Looking at polls, and just talking around, the economy and the chances of keeping your job, are the top concerns among US voters, going into this election. Incumbent politicians tend to say the economy is better or getting better. Insurgent politicians harp on how bad things are. Who's right?
Who knows? The two numbers the guvmint sends out are bogus. The unemployment rate the newsies report is actually the number of workers drawing unemployment benefits. When unemployment runs out, that worker is no longer unemployed. He may not, probably does not, have a job, but since he ain't drawing unemployment any more, he ain't unemployed. At the depths of Great Depression 2.0, back in 2008, unemployment got up to 9 or 10 percent.
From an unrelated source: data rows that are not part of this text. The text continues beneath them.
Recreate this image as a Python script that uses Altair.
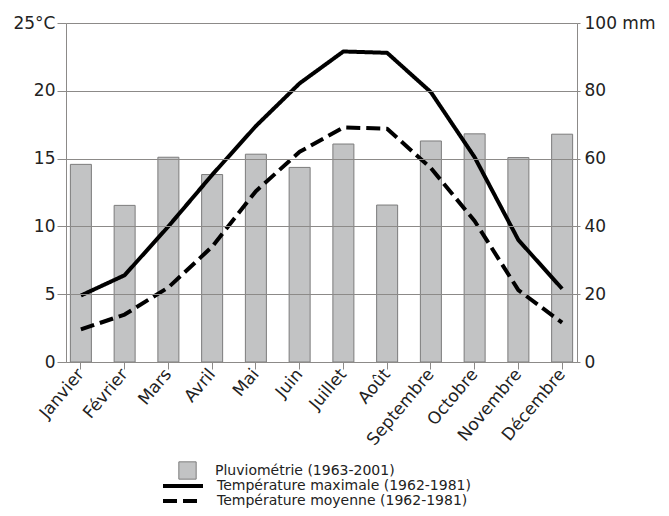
import altair as alt
import pandas as pd

mois = ["Janvier", "Février", "Mars", "Avril", "Mai", "Juin", "Juillet",
        "Août", "Septembre", "Octobre", "Novembre", "Décembre"]
pluie = [58.3, 46.2, 60.4, 55.3, 61.3, 57.4, 64.3, 46.3, 65.2, 67.3, 60.3, 67.2]
tmax = [4.9, 6.4, 10.0, 13.8, 17.4, 20.55, 22.9, 22.8, 19.9, 15.1, 9.0, 5.4]
tmoy = [2.4, 3.5, 5.5, 8.5, 12.6, 15.5, 17.3, 17.2, 14.3, 10.4, 5.3, 2.9]

lab_pluie = "Pluviométrie (1963-2001)"
lab_max = "Température maximale (1962-1981)"
lab_moy = "Température moyenne (1962-1981)"

df_bar = pd.DataFrame({"mois": mois, "pluie": pluie, "serie": lab_pluie})
df_line = pd.DataFrame({
    "mois": mois + mois,
    "temp": tmax + tmoy,
    "serie": [lab_max] * 12 + [lab_moy] * 12,
})

FONT = "DejaVu Sans"
GRID = "#8c8a88"
TXT = "#222222"

xenc = alt.X(
    "mois:N", sort=mois, title=None,
    scale=alt.Scale(paddingInner=0.52, paddingOuter=0.1),
    axis=alt.Axis(labelAngle=-50, labelAlign="right", labelBaseline="middle",
                  labelFontSize=17, labelColor=TXT, labelFont=FONT,
                  tickSize=7, tickColor=GRID, domainColor=GRID, labelPadding=2),
)

bars = alt.Chart(df_bar).mark_bar(stroke="#7c7c7c", strokeWidth=1).encode(
    x=xenc,
    y=alt.Y("pluie:Q", title=None,
            scale=alt.Scale(domain=[0, 100], nice=False),
            axis=alt.Axis(orient="right", values=[0, 20, 40, 60, 80, 100],
                          labelExpr="datum.value == 100 ? '100 mm' : datum.label",
                          grid=False, tickSize=3, labelPadding=4,
                          tickColor=GRID, domainColor=GRID,
                          labelFontSize=17, labelColor=TXT, labelFont=FONT)),
    fill=alt.Fill("serie:N", scale=alt.Scale(range=["#c2c3c4"]),
                  legend=alt.Legend(title=None, orient="none", legendX=112, legendY=438,
                                    symbolType="square", symbolSize=300,
                                    symbolStrokeColor="#7c7c7c", symbolStrokeWidth=1,
                                    symbolFillColor="#c2c3c4",
                                    labelFontSize=14, labelColor=TXT, labelFont=FONT,
                                    labelOffset=18, labelLimit=400)),
)

lines = alt.Chart(df_line).mark_line(color="black", strokeWidth=4, strokeJoin="round").encode(
    x=alt.X("mois:N", sort=mois),
    y=alt.Y("temp:Q", title=None,
            scale=alt.Scale(domain=[0, 25], nice=False),
            axis=alt.Axis(orient="left", values=[0, 5, 10, 15, 20, 25],
                          labelExpr="datum.value == 25 ? '25°C' : datum.label",
                          grid=True, gridColor=GRID, gridWidth=1,
                          tickSize=9, labelPadding=2, zindex=1,
                          tickColor=GRID, domainColor=GRID,
                          labelFontSize=17, labelColor=TXT, labelFont=FONT)),
    strokeDash=alt.StrokeDash("serie:N",
                              scale=alt.Scale(domain=[lab_max, lab_moy],
                                              range=[[1, 0], [14, 6]]),
                              legend=alt.Legend(title=None, orient="none",
                                                legendX=110, legendY=456,
                                                symbolType="M-4,0H4", symbolSize=100,
                                                symbolStrokeColor="black",
                                                symbolStrokeWidth=4,
                                                labelFontSize=14, labelColor=TXT,
                                                labelFont=FONT, labelOffset=27,
                                                labelLimit=400, labelBaseline="middle",
                                                rowPadding=-1)),
    detail="serie:N",
)

chart = alt.layer(bars, lines).resolve_scale(
    y="independent", fill="independent", strokeDash="independent"
).properties(
    width=511, height=339,
    autosize=alt.AutoSizeParams(type="none"),
    padding={"left": 58, "top": 15, "right": 84, "bottom": 146},
).configure_view(stroke=None).configure(background="white")

chart.save("out.html", embed_options={"renderer": "svg", "actions": False})
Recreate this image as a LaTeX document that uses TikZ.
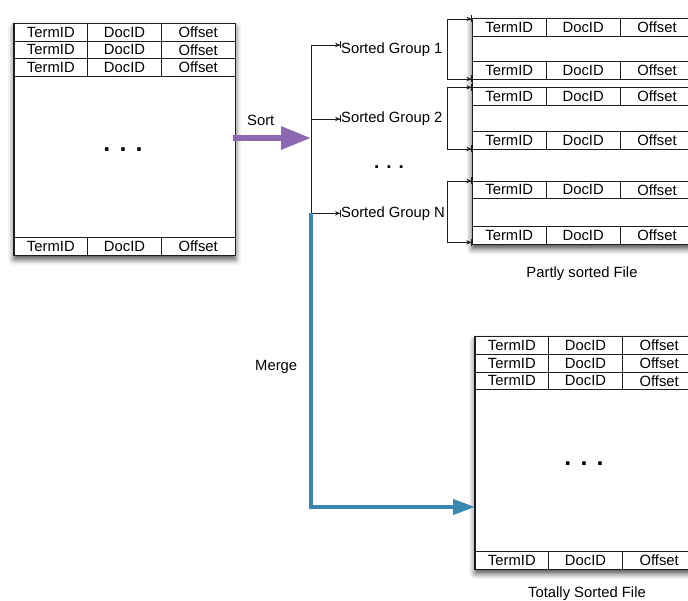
\documentclass[tikz,border=0pt]{standalone}
\usepackage{fontspec}
\setmainfont{Liberation Sans}
\usetikzlibrary{arrows.meta,shadows.blur}

\definecolor{sortpurple}{RGB}{140,104,178}
\definecolor{mergeblue}{RGB}{58,135,176}
\definecolor{inkline}{RGB}{30,30,30}

\tikzset{
  filebg/.style={fill=white, inner sep=0pt, anchor=north west,
    blur shadow={shadow xshift=0pt, shadow yshift=-4pt,
                 shadow blur radius=6pt, shadow opacity=75}},
  boxedge/.style={draw=inkline, line width=1.5pt},
  rowline/.style={draw=inkline, line width=0.9pt},
  cell/.style={inner sep=0pt, text=black, font=\fontsize{14.8}{16}\selectfont},
  txt/.style={inner sep=0pt, text=black, font=\fontsize{14.8}{16}\selectfont},
  dots/.style={inner sep=0pt, font=\bfseries\fontsize{25}{25}\selectfont},
  spine/.style={draw=inkline, line width=0.9pt},
  gtip/.style={draw=inkline, line width=0.9pt,
    -{Stealth[length=5pt,width=4.5pt]Bar[width=7pt]}},
  sortarrow/.style={draw=sortpurple, line width=6pt,
    -{Triangle[length=30pt,width=22pt]}},
  mergearrow/.style={draw=mergeblue, line width=4pt,
    -{Triangle[length=22pt,width=15pt]}},
}

% one record: TermID | DocID | Offset
% #1 name prefix, #2 left x, #3 top y, #4 cell width
\newcommand\FileRow[4]{%
  \draw[rowline] (#2,#3) rectangle ++(3*#4,17.7);
  \draw[rowline] (#2+#4,#3) -- ++(0,17.7) (#2+2*#4,#3) -- ++(0,17.7);
  \node[cell] (#1a) at (#2+0.5*#4,#3+8.85) {TermID};
  \node[cell] (#1b) at (#2+1.5*#4,#3+8.85) {DocID};
  \node[cell] (#1c) at (#2+2.5*#4,#3+8.85) {Offset};
}

\begin{document}
\begin{tikzpicture}[x=1pt,y=-1pt]
\useasboundingbox (0,0) rectangle (688,601);

% ---------- unsorted input file ----------
\node[filebg, minimum width=221pt, minimum height=231.7pt] (src) at (14,23.3) {};
\FileRow{sa}{14}{23.3}{73.67}
\FileRow{sb}{14}{41}{73.67}
\FileRow{sc}{14}{58.7}{73.67}
\FileRow{sz}{14}{237.3}{73.67}
\draw[boxedge] (src.north west) rectangle (src.south east);
\node[dots] (srcdots) at (123,150) {. . .};

% ---------- partly sorted file ----------
\node[filebg, minimum width=221.7pt, minimum height=226pt] (part) at (472.3,18.3) {};
\FileRow{pa}{472.3}{18.3}{73.9}
\FileRow{pb}{472.3}{61.7}{73.9}
\FileRow{pc}{472.3}{87.3}{73.9}
\FileRow{pd}{472.3}{131.7}{73.9}
\FileRow{pe}{472.3}{181}{73.9}
\FileRow{pf}{472.3}{226.6}{73.9}
\draw[boxedge] (part.north west) rectangle (part.south east);
\node[txt, anchor=base] (partcap) at (582,278) {Partly sorted File};

% ---------- totally sorted file ----------
\node[filebg, minimum width=221pt, minimum height=232.3pt] (dst) at (475,336.7) {};
\FileRow{ta}{475}{336.7}{73.67}
\FileRow{tb}{475}{354.4}{73.67}
\FileRow{tc}{475}{372.1}{73.67}
\FileRow{tz}{475}{551.3}{73.67}
\draw[boxedge] (dst.north west) rectangle (dst.south east);
\node[dots] (dstdots) at (584,464) {. . .};
\node[txt, anchor=base] (dstcap) at (587,597) {Totally Sorted File};

% ---------- sorted groups ----------
\node[txt, anchor=base west] (g1) at (341,53.3) {Sorted Group 1};
\node[txt, anchor=base west] (g2) at (341,123) {Sorted Group 2};
\node[txt, anchor=base west] (gN) at (341,218) {Sorted Group N};
\node[inner sep=0pt, font=\bfseries\fontsize{19}{19}\selectfont] (gdots) at (389,167) {. . .};

% spine points
\coordinate (s1) at (311,45);
\coordinate (s2) at (311,119);
\coordinate (sN) at (311,213.3);
\coordinate (sorthit) at (311,138);
\coordinate (mturn) at (311,507);

% sort step
\node[txt, anchor=base west] (sortlbl) at (247,126) {Sort};
\draw[sortarrow] ([xshift=-2pt]src.east |- sorthit) -- (sorthit);
\draw[spine] (s1) -- (sN);
\draw[gtip] (s1) -- (g1.west |- s1);
\draw[gtip] (s2) -- (g2.west |- s2);
\draw[gtip] (sN) -- (gN.west |- sN);

% brackets from each group into the partly sorted file
\coordinate (b1) at (447,49);
\coordinate (b2) at (447,118);
\coordinate (bN) at (447,212);
\coordinate (p1t) at (part.west |- 0,19);
\coordinate (p1b) at (part.west |- 0,79);
\coordinate (p2t) at (part.west |- 0,87.3);
\coordinate (p2b) at (part.west |- 0,149);
\coordinate (pNt) at (part.west |- 0,181);
\coordinate (pNb) at (part.west |- 0,242.3);
\draw[gtip] (b1) |- (p1t);
\draw[gtip] (b1) |- (p1b);
\draw[gtip] (b2) |- (p2t);
\draw[gtip] (b2) |- (p2b);
\draw[gtip] (bN) |- (pNt);
\draw[gtip] (bN) |- (pNb);

% merge step
\node[txt, anchor=base west] (mergelbl) at (255,370.7) {Merge};
\draw[mergearrow] (sN) -- (mturn) -- (dst.west |- mturn);
\end{tikzpicture}
\end{document}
Since then it has dropped back to 5% nationwide, 2.7% in New Hampshire. Much of this "improvement" represents people's unemployment benefits running out.
Then we have "New Jobs Created". This number represents new hires in companies big enough to have to report such things to Washington. But the number doesn't take layoffs into account. A company could layoff 1000 senior employees and hire 1000 new high school grads at minimum wage in the same year, but it counts as 1000 jobs "grown".
With statistics this flaky, politicians can say the economy is getting better, or getting worse and have statistics to prove it either way.
"Lies, damn lies, and statistics" was Mark Twain's slam at this sort of thing.